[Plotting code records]
───

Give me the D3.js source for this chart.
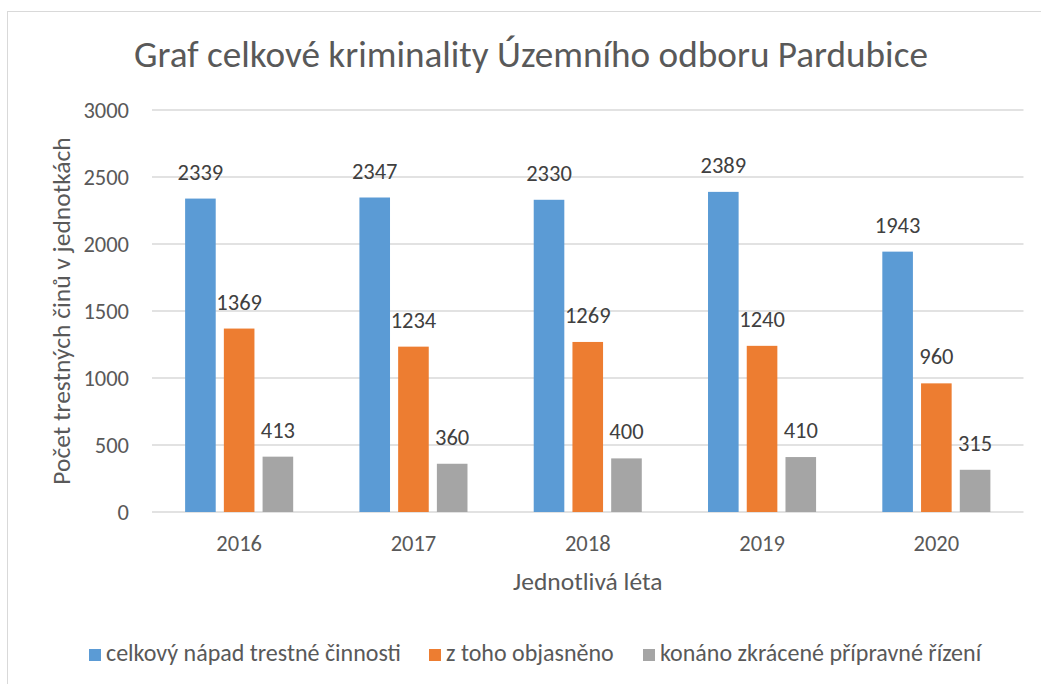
<!DOCTYPE html>
<html>
<head>
<meta charset="utf-8">
<script src="https://cdn.jsdelivr.net/npm/d3@7"></script>
<style>
  body { margin: 0; background: #fff; }
  text { font-family: Calibri, Carlito, Lato, sans-serif; }
</style>
</head>
<body>
<div id="chart"></div>
<script>
// Data
const years = ["2016", "2017", "2018", "2019", "2020"];
const seriesNames = ["celkový nápad trestné činnosti", "z toho objasněno", "konáno zkrácené přípravné řízení"];
const celkem = [2339, 2347, 2330, 2389, 1943];
const objasneno = [1369, 1234, 1269, 1240, 960];
const zkracene = [413, 360, 400, 410, 315];
const yTicks = [0, 500, 1000, 1500, 2000, 2500, 3000];
const colors = ["#5B9BD5", "#ED7D31", "#A5A5A5"];

const W = 1041, H = 684;
const plot = { left: 152, right: 1023.5, top: 110, bottom: 512 };

const svg = d3.select("#chart").append("svg")
  .attr("width", W).attr("height", H);

// rámeček grafu
svg.append("rect")
  .attr("x", 7.5).attr("y", 11.5)
  .attr("width", W + 20).attr("height", H + 20)
  .attr("fill", "#fff").attr("stroke", "#D9D9D9");

const rows = years.map((y, i) => ({ year: y, values: [celkem[i], objasneno[i], zkracene[i]] }));

// Scales
const x0 = d3.scaleBand().domain(years).range([plot.left, plot.right]);
const outer = x0.bandwidth() * 0.19;
const x1 = d3.scaleBand().domain(d3.range(3))
  .range([outer, x0.bandwidth() - outer])
  .paddingInner(0.21);
const y = d3.scaleLinear().domain([0, 3000]).range([plot.bottom, plot.top]);

// Mřížka
svg.append("g")
  .selectAll("line")
  .data(yTicks)
  .enter().append("line")
    .attr("x1", plot.left).attr("x2", plot.right)
    .attr("y1", d => y(d)).attr("y2", d => y(d))
    .attr("stroke", "#D9D9D9").attr("stroke-width", 1.3);

// Osa Y
const yAxis = svg.append("g")
  .attr("transform", `translate(${plot.left},0)`)
  .call(d3.axisLeft(y).tickValues(yTicks).tickFormat(d3.format("d")).tickSize(0).tickPadding(23));
yAxis.select(".domain").remove();
yAxis.selectAll("text")
  .attr("fill", "#595959")
  .style("font-size", "22.5px");

// Osa X
const xAxis = svg.append("g")
  .attr("transform", `translate(0,${plot.bottom})`)
  .call(d3.axisBottom(x0).tickSize(0).tickPadding(23));
xAxis.select(".domain").remove();
xAxis.selectAll("text")
  .attr("fill", "#595959")
  .style("font-size", "22.5px");

// Sloupce
const groups = svg.selectAll(".group")
  .data(rows)
  .enter().append("g")
    .attr("class", "group")
    .attr("transform", d => `translate(${x0(d.year)},0)`);

groups.selectAll("rect")
  .data(d => d.values.map((v, i) => ({ v, i })))
  .enter().append("rect")
    .attr("x", d => x1(d.i))
    .attr("y", d => y(d.v))
    .attr("width", x1.bandwidth())
    .attr("height", d => y(0) - y(d.v))
    .attr("fill", d => colors[d.i]);

// Popisky hodnot
groups.selectAll(".label")
  .data(d => d.values.map((v, i) => ({ v, i })))
  .enter().append("text")
    .attr("class", "label")
    .attr("x", d => x1(d.i) + x1.bandwidth() / 2)
    .attr("y", d => y(d.v) - 19)
    .attr("text-anchor", "middle")
    .attr("fill", "#404040")
    .style("font-size", "22.5px")
    .text(d => d.v);

// Nadpis
svg.append("text")
  .attr("x", 531).attr("y", 67)
  .attr("text-anchor", "middle")
  .attr("fill", "#595959")
  .style("font-size", "37.2px")
  .text("Graf celkové kriminality Územního odboru Pardubice");

// Popisky os
svg.append("text")
  .attr("transform", `translate(70,${(plot.top + plot.bottom) / 2}) rotate(-90)`)
  .attr("text-anchor", "middle")
  .attr("fill", "#595959")
  .style("font-size", "25.5px")
  .text("Počet trestných činů v jednotkách");

svg.append("text")
  .attr("x", (plot.left + plot.right) / 2).attr("y", 590)
  .attr("text-anchor", "middle")
  .attr("fill", "#595959")
  .style("font-size", "25.5px")
  .text("Jednotlivá léta");

// Legenda
const legendX = [89, 429, 643];
const legend = svg.selectAll(".legend")
  .data(seriesNames)
  .enter().append("g")
    .attr("class", "legend")
    .attr("transform", (d, i) => `translate(${legendX[i]},649)`);
legend.append("rect")
  .attr("width", 12).attr("height", 12)
  .attr("fill", (d, i) => colors[i]);
legend.append("text")
  .attr("x", 17).attr("y", 12)
  .attr("fill", "#595959")
  .style("font-size", "24px")
  .text(d => d);
</script>
</body>
</html>
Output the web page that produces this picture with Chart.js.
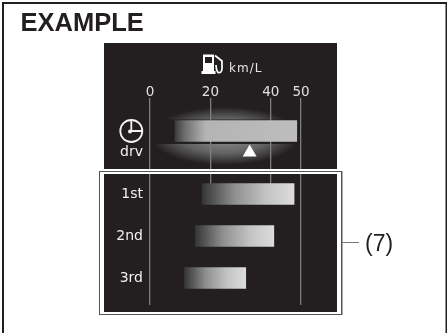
<!DOCTYPE html>
<html><head><meta charset="utf-8">
<style>html,body{margin:0;padding:0;background:#fff}canvas{display:block}</style>
<script src="https://cdn.jsdelivr.net/npm/chart.js@4/dist/chart.umd.min.js"></script>
</head><body><canvas id="c" width="447" height="333"></canvas>
<script>
const xTicks = [0, 20, 40, 50];
const rowLabels = ['drv', '1st', '2nd', '3rd'];
const rowPositions = [0, 1.5, 2.5, 3.5];
const labelPositions = [0.52, 1.5, 2.5, 3.5];
const barStart = [8.3, 17.3, 15, 11.4];
const barEnd = [48.6, 47.7, 41, 31.7];
const markerValue = [33];
const markerRow = [0.51];
const DARK = '#231f20';

const backdrop = {
  id: 'backdrop',
  beforeDraw(chart) {
    const c = chart.ctx;
    c.save();
    c.fillStyle = '#fff'; c.fillRect(0, 0, 447, 333);
    c.fillStyle = DARK;
    c.fillRect(2, 2, 445, 2); c.fillRect(2, 2, 2, 331); c.fillRect(445.5, 2, 1.5, 331);
    c.fillRect(104, 43, 233, 126);
    c.fillRect(104, 174, 233, 138);
    // halo behind the drv bar
    c.save();
    c.translate(225, 136); c.scale(75, 29);
    const g = c.createRadialGradient(0, 0, 0, 0, 0, 1);
    g.addColorStop(0, '#949494'); g.addColorStop(0.6, '#626262'); g.addColorStop(1, DARK);
    c.fillStyle = g; c.beginPath(); c.arc(0, 0, 1, 0, Math.PI * 2); c.fill();
    c.restore();
    c.fillStyle = DARK; c.fillRect(150, 119.5, 160, 24.5);
    // title
    c.fillStyle = DARK; c.font = 'bold 25.5px "Liberation Sans"'; c.textBaseline = 'alphabetic'; c.textAlign = 'left';
    c.fillText('EXAMPLE', 20.5, 31);
    c.restore();
  },
  beforeDatasetsDraw(chart) {
    const c = chart.ctx, x = chart.scales.x;
    c.save();
    c.fillStyle = DARK;
    [20, 40].forEach(v => c.fillRect(x.getPixelForValue(v) - 2, 184, 4, 122));
    c.fillStyle = '#fff'; c.fillRect(100, 169, 241, 5);
    c.strokeStyle = '#555'; c.lineWidth = 1; c.strokeRect(99.5, 171.5, 242, 143);
    c.strokeStyle = '#aaa'; c.beginPath(); c.moveTo(342.5, 171); c.lineTo(342.5, 315); c.stroke();
    c.restore();
  },
  afterDraw(chart) {
    const c = chart.ctx;
    c.save();
    // fuel icon
    c.fillStyle = '#fff'; c.fillRect(203, 54.5, 11, 19); c.fillRect(201.5, 71, 14, 3);
    c.fillStyle = DARK; c.fillRect(205, 57, 7, 6);
    c.strokeStyle = '#fff'; c.lineWidth = 1.7; c.beginPath();
    c.moveTo(215, 55.5); c.lineTo(222, 61); c.lineTo(222, 69); c.quadraticCurveTo(221.5, 73.5, 218, 72.5); c.quadraticCurveTo(216, 70, 216, 65); c.stroke();
    c.fillStyle = '#e6e6e6'; c.font = '12px "DejaVu Sans"'; c.textBaseline = 'middle'; c.textAlign = 'left';
    c.letterSpacing = '1px'; c.fillText('km/L', 229, 69); c.letterSpacing = '0px';
    // clock icon
    c.strokeStyle = '#f2f2f2'; c.lineWidth = 1.8;
    c.beginPath(); c.arc(131.3, 131, 11, 0, Math.PI * 2); c.stroke();
    c.beginPath(); c.moveTo(131.3, 120); c.lineTo(131.3, 131); c.lineTo(142.3, 131); c.stroke();
    c.fillStyle = '#f2f2f2'; c.beginPath(); c.arc(130, 131.5, 2, 0, Math.PI * 2); c.fill();
    // callout
    c.strokeStyle = '#777'; c.lineWidth = 1; c.beginPath(); c.moveTo(342, 242.5); c.lineTo(359, 242.5); c.stroke();
    c.fillStyle = DARK; c.font = '23px "Liberation Sans"'; c.textBaseline = 'alphabetic';
    c.fillText('(7)', 365, 251);
    c.restore();
  }
};

function barFill(ctx) {
  const i = ctx.dataIndex, x = ctx.chart.scales.x;
  if (!x || i === undefined) return '#aaa';
  const x0 = x.getPixelForValue(barStart[i]), x1 = x.getPixelForValue(barEnd[i]);
  if (!isFinite(x0) || !isFinite(x1)) return '#aaa';
  const g = ctx.chart.ctx.createLinearGradient(x0, 0, x1, 0);
  if (i === 0) {
    g.addColorStop(0, '#3c3c3c'); g.addColorStop(0.08, '#6e6e6e'); g.addColorStop(0.25, '#b4b4b4'); g.addColorStop(1, '#bdbdbd');
  } else {
    g.addColorStop(0, '#353535'); g.addColorStop(0.35, '#8f8f8f'); g.addColorStop(0.7, '#c4c4c4'); g.addColorStop(1, '#dcdcdc');
  }
  return g;
}

new Chart(document.getElementById('c'), {
  data: {
    datasets: [
      {
        type: 'bar',
        data: rowPositions.map((y, i) => ({ y, x: [barStart[i], barEnd[i]] })),
        backgroundColor: barFill,
        barThickness: 21,
        borderWidth: 0,
        order: 2
      },
      {
        type: 'scatter',
        data: markerValue.map((x, i) => ({ x, y: markerRow[i] })),
        pointStyle: 'triangle',
        pointRadius: 8,
        pointHoverRadius: 8,
        backgroundColor: '#fff',
        borderWidth: 0,
        order: 1
      }
    ]
  },
  options: {
    indexAxis: 'y',
    responsive: false,
    animation: false,
    events: [],
    layout: { padding: { left: 110, right: 146, top: 68, bottom: 28 } },
    plugins: { legend: { display: false }, tooltip: { enabled: false } },
    scales: {
      x: {
        type: 'linear', position: 'top', min: 0, max: 50, offset: false,
        afterBuildTicks: s => { s.ticks = xTicks.map(value => ({ value })); },
        afterFit: s => { s.height = 30; },
        ticks: { color: '#e0e0e0', font: { family: 'DejaVu Sans', size: 13.5 }, padding: -3, maxRotation: 0, autoSkip: false },
        grid: { color: '#7d7d7d', lineWidth: 1.3, drawTicks: false, tickLength: 0, offset: false },
        border: { display: false }
      },
      y: {
        type: 'linear', position: 'left', reverse: true, min: -0.786, max: 4.143, offset: false,
        afterBuildTicks: s => { s.ticks = labelPositions.map(value => ({ value })); },
        afterFit: s => { s.width = 40; },
        ticks: {
          color: '#f0f0f0', font: { family: 'DejaVu Sans', size: 14 }, padding: 7, autoSkip: false,
          callback: (v) => rowLabels[labelPositions.indexOf(v)]
        },
        grid: { display: false, drawTicks: false, offset: false },
        border: { display: false }
      }
    }
  },
  plugins: [backdrop]
});
</script></body></html>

───

Copy the part that starts at the line with "Output the web" and finishes at the line with "const DARK = '#231f20';", both included, and nothing more. Pictures are left out.

» SOLUTION
Output the web page that produces this picture with Chart.js.
<!DOCTYPE html>
<html><head><meta charset="utf-8">
<style>html,body{margin:0;padding:0;background:#fff}canvas{display:block}</style>
<script src="https://cdn.jsdelivr.net/npm/chart.js@4/dist/chart.umd.min.js"></script>
</head><body><canvas id="c" width="447" height="333"></canvas>
<script>
const xTicks = [0, 20, 40, 50];
const rowLabels = ['drv', '1st', '2nd', '3rd'];
const rowPositions = [0, 1.5, 2.5, 3.5];
const labelPositions = [0.52, 1.5, 2.5, 3.5];
const barStart = [8.3, 17.3, 15, 11.4];
const barEnd = [48.6, 47.7, 41, 31.7];
const markerValue = [33];
const markerRow = [0.51];
const DARK = '#231f20';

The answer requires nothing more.